Then a sermon Pastor Mike gave on relationships(an exposition on John C. Maxwell’s book Relationships 101) made me think I wasn’t alone in my hatred of conflict, that maybe there were others out there who had the same struggles I had. The sermon was a good foundation, but I still had questions that that sermon hadn’t answered.   I wanted to dig deeper into what scripture had to say about relationships, specifically about conflict resolution. I wanted to help people learn, understand and practice biblical principles that led to healthy relationships.  I wanted to teach what I had never been taught.  I looked into many different resources, but nothing had the biblical perspective.   There was nothing about considering glorifying God, owning my own part in a conflict or considering the other person.  I was ready to give up, but God had other plans.
We were headed to dinner one night, and as we all packed into our van, something caught my eye.
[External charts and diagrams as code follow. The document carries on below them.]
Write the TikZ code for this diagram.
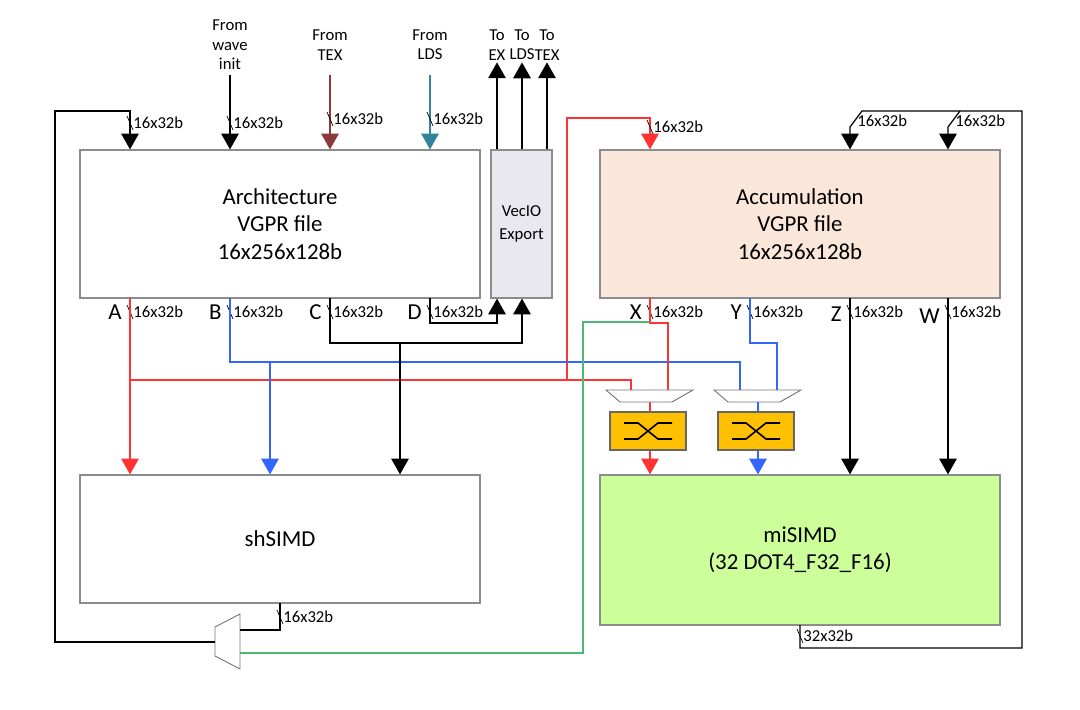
\documentclass[tikz,border=0pt]{standalone}
\usepackage{fontspec}
\setmainfont{Carlito}
\usetikzlibrary{arrows.meta,calc,positioning}
\definecolor{busred}{HTML}{FF3333}
\definecolor{busblue}{HTML}{3366FF}
\definecolor{busgreen}{HTML}{4CB872}
\definecolor{texbrown}{HTML}{8B3A3A}
\definecolor{ldsteal}{HTML}{31849B}
\definecolor{accfill}{HTML}{FBE7DA}
\definecolor{mifill}{HTML}{CCFF99}
\definecolor{viofill}{HTML}{E9E7F0}
\definecolor{xbfill}{HTML}{FFC000}
\newcommand{\busmark}[3]{\draw[black,thin] ($(#1,#2)+(-3,-7)$) -- ($(#1,#2)+(3,7)$); \node[lbl,anchor=west] at ($(#1,#2)+(1,0)$) {#3};}
\begin{document}
\begin{tikzpicture}[x=0.02cm,y=-0.02cm,line width=0.7pt,
  box/.style={draw=black!45,minimum width=8cm,minimum height=2.96cm,align=center,font=\fontsize{13}{15.5}\selectfont},
  lbl/.style={inner sep=1pt,font=\fontsize{9.5}{11}\selectfont},
  let/.style={inner sep=1pt,font=\fontsize{13}{14}\selectfont},
  arr/.style={-{Triangle[width=10pt,length=9pt]}},
  xbar/.style={draw=black!60,fill=xbfill,minimum width=1.52cm,minimum height=0.76cm}]
\useasboundingbox (0,0) rectangle (1080,710);

% boxes
\node[box] (arch) at (280,224) {Architecture\\VGPR file\\16x256x128b};
\node[box,fill=accfill] (acc) at (800,224) {Accumulation\\VGPR file\\16x256x128b};
\node[box,minimum width=1.22cm,fill=viofill,font=\fontsize{9.5}{13}\selectfont] (vio) at (521.5,224) {VecIO\\Export};
\node[box,minimum height=2.56cm] (sh) at (280,539) {shSIMD};
\node[box,minimum height=3cm,fill=mifill] (mi) at (800,550) {miSIMD\\(32 DOT4\_F32\_F16)};

% inputs to architecture file
\node[lbl,align=center] (fwave) at (230,45) {From\\wave\\init};
\node[lbl,align=center] (ftex) at (330,45) {From\\TEX};
\node[lbl,align=center] (flds) at (430,45) {From\\LDS};
\draw[arr] (230,75) -- (230,0 |- arch.north); \busmark{230}{123}{16x32b}
\draw[arr,texbrown] (330,75) -- (330,0 |- arch.north); \busmark{330}{119}{16x32b}
\draw[arr,ldsteal] (430,75) -- (430,0 |- arch.north); \busmark{430}{119}{16x32b}

% VecIO outputs
\foreach \x/\t in {497/EX,522/LDS,547/TEX}{
  \node[lbl,align=center] (to\t) at (\x,45) {To\\\t};
  \draw[arr] (\x,0 |- vio.north) -- (to\t.south);
}

% muxes and crossbars
\foreach \c/\n in {650/1,758/2}{
  \draw[black!55,line width=0.5pt] (\c-44,390) -- (\c+43,390) -- (\c+22,402) -- (\c-30,402) -- cycle;
  \node[xbar] (xb\n) at (\c-2,431) {};
  \draw[line width=0.9pt] ($(xb\n)+(-24,-8)$) -- ($(xb\n)+(-10,-8)$) -- ($(xb\n)+(10,8)$) -- ($(xb\n)+(24,8)$);
  \draw[line width=0.9pt] ($(xb\n)+(-24,8)$) -- ($(xb\n)+(-10,8)$) -- ($(xb\n)+(10,-8)$) -- ($(xb\n)+(24,-8)$);
}
\draw[busred] (650,402) -- (650,0 |- xb1.north); \draw[busblue] (758,402) -- (758,0 |- xb2.north);
\draw[arr,busred] (650,0 |- xb1.south) -- (650,0 |- mi.north);
\draw[arr,busblue] (758,0 |- xb2.south) -- (758,0 |- mi.north);

% A: red
\node[let,anchor=east] at (124,312) {A}; \busmark{130}{312}{16x32b}
\draw[arr,busred] (130,298) -- (130,0 |- sh.north);
\draw[busred] (130,380) -- (631,380) -- (631,390);
\draw[busred,arr] (567,380) -- (567,118) -- (650,118) -- (650,0 |- acc.north); \busmark{650}{127}{16x32b}
% B: blue
\node[let,anchor=east] at (224,312) {B}; \busmark{230}{312}{16x32b}
\draw[busblue] (230,298) -- (230,362) -- (740,362) -- (740,390);
\draw[arr,busblue] (270,362) -- (270,0 |- sh.north);
% C and D: black
\node[let,anchor=east] at (324,312) {C}; \busmark{330}{312}{16x32b}
\draw[arr] (330,298) -- (330,343) -- (522,343) -- (522,0 |- vio.south);
\draw[arr] (400,343) -- (400,0 |- sh.north);
\node[let,anchor=east] at (424,312) {D}; \busmark{430}{312}{16x32b}
\draw[arr] (430,298) -- (430,323) -- (497,323) -- (497,0 |- vio.south);

% X, Y, Z, W
\node[let,anchor=east] at (644,312) {X}; \busmark{650}{312}{16x32b}
\draw[busred] (650,298) -- (650,323) -- (668,323) -- (668,390);
\node[let,anchor=east] at (744,312) {Y}; \busmark{750}{312}{16x32b}
\draw[busblue] (750,298) -- (750,343) -- (777,343) -- (777,390);
\node[let,anchor=east] at (844,314) {Z}; \busmark{850}{312}{16x32b}
\draw[arr] (850,298) -- (850,0 |- mi.north);
\node[let,anchor=east] at (942,316) {W}; \busmark{948}{312}{16x32b}
\draw[arr] (948,298) -- (948,0 |- mi.north);

% miSIMD result loop
\draw[arr] (800,625) -- (800,648) -- (1022,648) -- (1022,111) -- (862,111) -- (850,127) -- (850,0 |- acc.north);
\draw[arr] (960,111) -- (948,127) -- (948,0 |- acc.north);
\node[lbl,anchor=west] at (855,121) {16x32b}; \node[lbl,anchor=west] at (953,121) {16x32b};
\busmark{800}{636}{32x32b}

% shSIMD result mux
\draw[black!55,line width=0.5pt] (215,627) -- (240,614) -- (240,669) -- (215,656) -- cycle;
\coordinate (shmux) at (215,642);
\draw (280,603) -- (280,630) -- (240,630); \busmark{280}{617}{16x32b}
\draw[busgreen] (240,653) -- (583,653) -- (583,322) -- (650,322);
\draw[arr] (shmux) -- (55,642) -- (55,111) -- (130,111) -- (130,0 |- arch.north); \busmark{130}{123}{16x32b}
\end{tikzpicture}
\end{document}
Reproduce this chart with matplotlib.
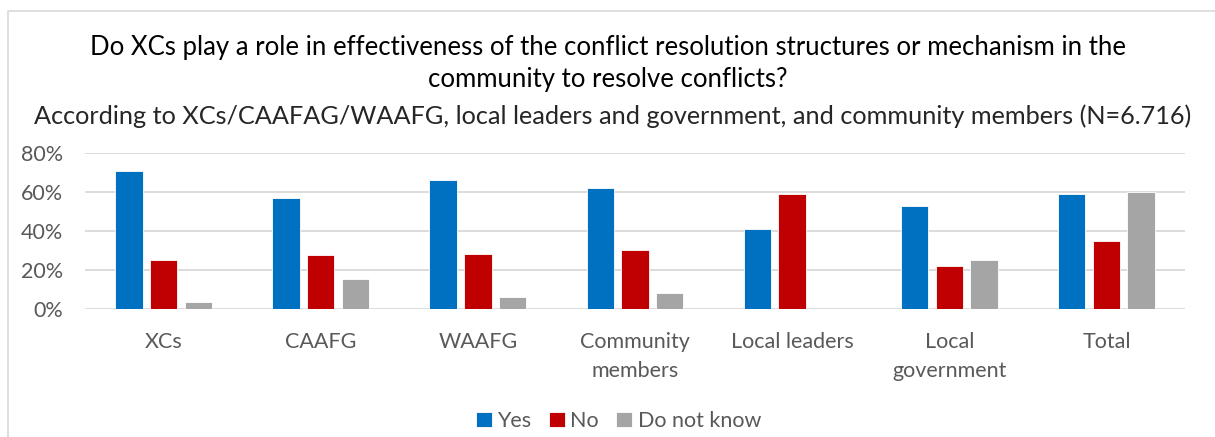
import numpy as np
import matplotlib
matplotlib.use("Agg")
import matplotlib.pyplot as plt
from matplotlib.patches import Rectangle

categories = ["XCs", "CAAFG", "WAAFG", "Community\nmembers", "Local leaders",
              "Local\ngovernment", "Total"]
yes = [71, 57, 66, 62, 41, 53, 59]
no = [25, 27.5, 28, 30, 59, 22, 35]
dont_know = [3.5, 15.5, 6, 8, 0, 25, 60]
series_names = ["Yes", "No", "Do not know"]
colors = ["#0070C0", "#C00000", "#A5A5A5"]

plt.rcParams['font.family'] = ['Lato', 'DejaVu Sans']

fig = plt.figure(figsize=(12.15, 4.37), dpi=100)
ax = fig.add_axes([85/1215, 1-308.7/437, 1100/1215, 155.4/437])

x = np.arange(len(categories))
w = 0.174
step = 0.221
for i, (vals, name, c) in enumerate(zip([yes, no, dont_know], series_names, colors)):
    ax.bar(x + (i-1)*step, np.array(vals)/100, width=w, color=c,
           edgecolor="white", linewidth=0.6, label=name, zorder=3)

ax.set_xlim(-0.5, len(categories)-0.5)
ax.set_ylim(0, 0.8)
ax.set_yticks([0, 0.2, 0.4, 0.6, 0.8])
ax.set_yticklabels(["0%", "20%", "40%", "60%", "80%"])
ax.yaxis.grid(True, color="#D9D9D9", linewidth=1.3, zorder=0)
ax.set_axisbelow(True)
for s in ax.spines.values():
    s.set_visible(False)
ax.tick_params(axis="both", length=0, colors="#595959", labelsize=15.5)
ax.tick_params(axis="y", pad=16)
ax.set_xticks(x)
ax.set_xticklabels(categories, linespacing=1.55)
ax.tick_params(axis="x", pad=17)

fig.text(0.5, 1-47/437, "Do XCs play a role in effectiveness of the conflict resolution structures or mechanism in the",
         ha="center", va="center", fontsize=18.5, color="black")
fig.text(0.5, 1-80/437, "community to resolve conflicts?",
         ha="center", va="center", fontsize=18.5, color="black")
fig.text(0.504, 1-116/437, "According to XCs/CAAFAG/WAAFG, local leaders and government, and community members (N=6.716)",
         ha="center", va="center", fontsize=18.2, color="#262626")

leg = fig.legend(loc="center", bbox_to_anchor=(0.509, 1-421/437), ncol=3, frameon=False,
                 fontsize=15.5, handlelength=0.75, handleheight=0.75, handletextpad=0.25,
                 columnspacing=0.8)
for t in leg.get_texts():
    t.set_color("#595959")

fig.patches.append(Rectangle((8/1215, -0.1), 1.2, 1-11/437+0.1, transform=fig.transFigure,
                             fill=False, edgecolor="#D9D9D9", linewidth=1.2))

fig.savefig("out.png", dpi=100)
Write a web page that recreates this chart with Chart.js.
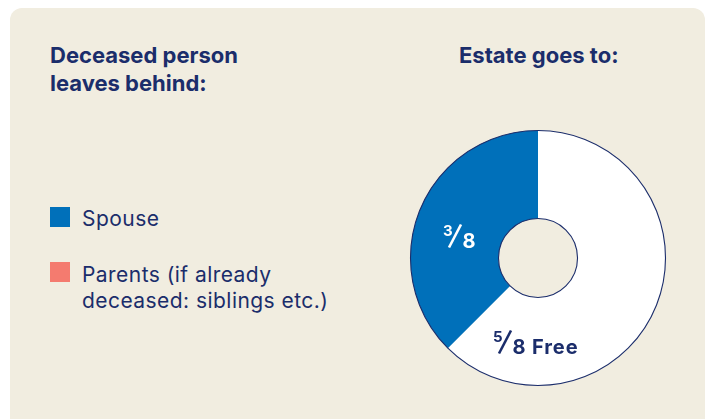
<!DOCTYPE html>
<html>
<head>
<meta charset="utf-8">
<script src="https://cdn.jsdelivr.net/npm/chart.js@4"></script>
<style>
  html, body { margin: 0; padding: 0; background: #ffffff; width: 711px; height: 419px; overflow: hidden; }
  body { font-family: Inter, "Noto Sans", Roboto, sans-serif; color: #1b2d6b; }
  #panel { position: absolute; left: 10px; top: 8px; width: 695px; height: 430px; background: #f1ede0; border-radius: 12px; }
  .title { position: absolute; font-weight: 700; font-size: 22px; line-height: 27.5px; color: #1b2d6b; white-space: nowrap; }
  #leftTitle { left: 40px; top: 34.2px; }
  #rightTitle { left: 449px; top: 34.2px; }
  .item { position: absolute; left: 72px; font-size: 21px; line-height: 25.5px; letter-spacing: 0.45px; color: #1b2d6b; white-space: nowrap; }
  .sw { position: absolute; left: 40px; width: 20px; height: 20px; }
  #chartBox { position: absolute; left: 398px; top: 119.5px; width: 260px; height: 260px; }
</style>
</head>
<body>
<div id="panel">
  <div class="title" id="leftTitle">Deceased person<br>leaves behind:</div>
  <div class="title" id="rightTitle">Estate goes to:</div>
  <div id="legend"></div>
  <div id="chartBox"><canvas id="c"></canvas></div>
</div>
<script>
// ---- data ----
const legendLabels = ["Spouse", "Parents (if already<br>deceased: siblings etc.)"];
const legendColors = ["#0070ba", "#f47b6f"];
const sliceLabels = ["Free", "Spouse", "Parents"];
const sliceValues = [5, 3, 0];            // eighths of the estate
const sliceNumerators = ["5", "3", ""];
const sliceDenominators = ["8", "8", ""];
const sliceSuffix = ["Free", "", ""];
const sliceColors = ["#ffffff", "#0070ba", "#f47b6f"];
const sliceTextColors = ["#1b2d6b", "#ffffff", "#ffffff"];

// legend (panel-relative tops)
const legendTextTops = [197.6, 254.3];
const legendSwatchTops = [199.3, 253.7];
const lg = document.getElementById('legend');
legendLabels.forEach((t, i) => {
  const sw = document.createElement('span');
  sw.className = 'sw';
  sw.style.top = legendSwatchTops[i] + 'px';
  sw.style.background = legendColors[i];
  lg.appendChild(sw);
  const d = document.createElement('div');
  d.className = 'item';
  d.style.top = legendTextTops[i] + 'px';
  d.innerHTML = t;
  lg.appendChild(d);
});

const ringPlugin = {
  id: 'ringOutline',
  afterDatasetsDraw(chart, args, opts) {
    const arc = chart.getDatasetMeta(0).data[0];
    if (!arc) return;
    const ctx = chart.ctx;
    ctx.save();
    ctx.strokeStyle = opts.color;
    ctx.lineWidth = opts.width;
    [arc.outerRadius, arc.innerRadius].forEach(r => {
      ctx.beginPath();
      ctx.arc(arc.x, arc.y, r, 0, Math.PI * 2);
      ctx.stroke();
    });
    ctx.restore();
  }
};

const fracPlugin = {
  id: 'fracLabels',
  afterDatasetsDraw(chart, args, opts) {
    const ctx = chart.ctx;
    const meta = chart.getDatasetMeta(0);
    const fam = 'Inter, "Noto Sans", sans-serif';
    meta.data.forEach((arc, i) => {
      if (!sliceNumerators[i]) return;
      const off = opts.offsets[i];
      const x = arc.x + off[0];
      const base = arc.y + off[1];
      const s = off[2];
      ctx.save();
      ctx.fillStyle = sliceTextColors[i];
      ctx.strokeStyle = sliceTextColors[i];
      ctx.textBaseline = 'alphabetic';
      ctx.textAlign = 'left';
      // numerator
      ctx.font = '700 ' + Math.round(s * 0.74) + 'px ' + fam;
      ctx.fillText(sliceNumerators[i], x, base - s * 0.6);
      // slash
      ctx.lineWidth = s * 0.13;
      ctx.lineCap = 'butt';
      ctx.beginPath();
      ctx.moveTo(x + s * 0.3, base);
      ctx.lineTo(x + s * 0.9, base - s * 1.15);
      ctx.stroke();
      // denominator
      ctx.font = '700 ' + s + 'px ' + fam;
      const dx = x + s * 0.97;
      ctx.fillText(sliceDenominators[i], dx, base);
      const dw = ctx.measureText(sliceDenominators[i]).width;
      if (sliceSuffix[i]) {
        if ('letterSpacing' in ctx) ctx.letterSpacing = '0.9px';
        ctx.fillText(sliceSuffix[i], dx + dw + s * 0.33, base);
      }
      ctx.restore();
    });
  }
};

new Chart(document.getElementById('c'), {
  type: 'doughnut',
  data: {
    labels: sliceLabels,
    datasets: [{
      data: sliceValues,
      backgroundColor: sliceColors,
      borderWidth: 0
    }]
  },
  options: {
    responsive: true,
    maintainAspectRatio: false,
    animation: false,
    cutout: '31%',
    rotation: 0,
    layout: { padding: 2.5 },
    plugins: {
      legend: { display: false },
      tooltip: { enabled: false },
      ringOutline: { color: "#1b2d6b", width: 1.1 },
      fracLabels: { offsets: [[-45, 95.5, 20], [-95, -10.5, 20]] }
    }
  },
  plugins: [ringPlugin, fracPlugin]
});
</script>
</body>
</html>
On the floor of the van was a catalog for CBD, Christian Book Distributors.  It was open and I immediately noticed two books, Resolving Everyday Conflict and The Peacemaker both by Ken Sande. As I read the description for each book, I felt my prayer had been answered. I was so excited to read them, I downloaded them on my iPod as soon as we got home. 
As I began to read, I immediately saw myself in the stories Ken told.  As he described his “slippery slope of conflict”, I began to understand myself and God’s purpose for conflict more clearly.  I began to see how conflict could be something good rather than something to be avoided. I saw that conflict could be a way for God to teach and grow me while bringing me back to Him.  While I still experienced conflict,  I started to consider how I could glorify God in each situation.   I began to see conflict through the lense of the Gospel, rather than my own needs, fears and desires.  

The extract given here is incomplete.